HT: We know that it is hard to make a living with poetry. How do you earn your daily bread?

ER: I am in the outlandish self-employed sector, I currently mend mattresses. I studied Library Sciences, a job which I enjoy but isn’t paid very well. Being a mattress seller’s assistant is a job that has its highs and lows: sometimes you can get paid 150 pesos, sometimes 250, sometimes there isn’t any work. When that happens, I need to improvise and do something else. I normally sell whatever I have, I keep many copies of books in order to do this, I try to get books in demand and that saves me.  Sometimes, I’ve had to sell a copy which I loved and that’s been a painful experience.

HT: Tell us a little bit about your fears.

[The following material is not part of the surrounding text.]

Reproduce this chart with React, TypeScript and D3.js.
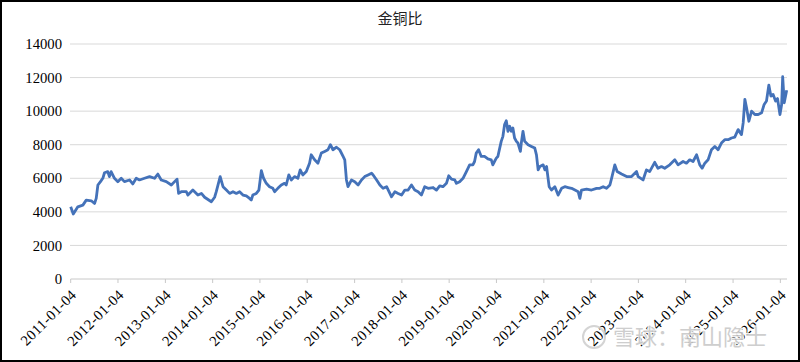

ER: I don’t know what fear is. I’m not afraid of death, of not being successful even less so. My life has been a great quest which hasn’t been immune to suffering.

HT: Do you live with your parents? Do they support you on your quest?

ER: My parents grew up in a system rife with contradictions, not only political ones but social ones too and, like many, they suffer from Cuban psychosis. We are quite a volatile family. My cousin is the one I feel closest to, he is also delving into poetry and fights to break the chains of religion. Right now, I live in my cousins’ home, but the conditions are awful there. No writer nowadays has to put up with what I have to live with, but I don’t have problems writing and I take it as a challenge. I have to go friends’ homes to shower and wash my clothes. I write with a pen on paper, then I type it up on a friend’s computer when he has time.

HT: Have you won any literary awards?

ER: Three prizes in municipal workshops, two provincial awards, a mention in the 2016 Pinos Nuevos Competition and a prize for the best university work published in Colombia.

HT: What do you think about poetry?

ER: I believe poetry is sensitivity and we need a heroic call today, to never lose our intentions. There are many symbols we need to decipher and the call for literary persuasion is a fight which never ends, everything we do affects us and others, discovering this is the secret to success and happiness.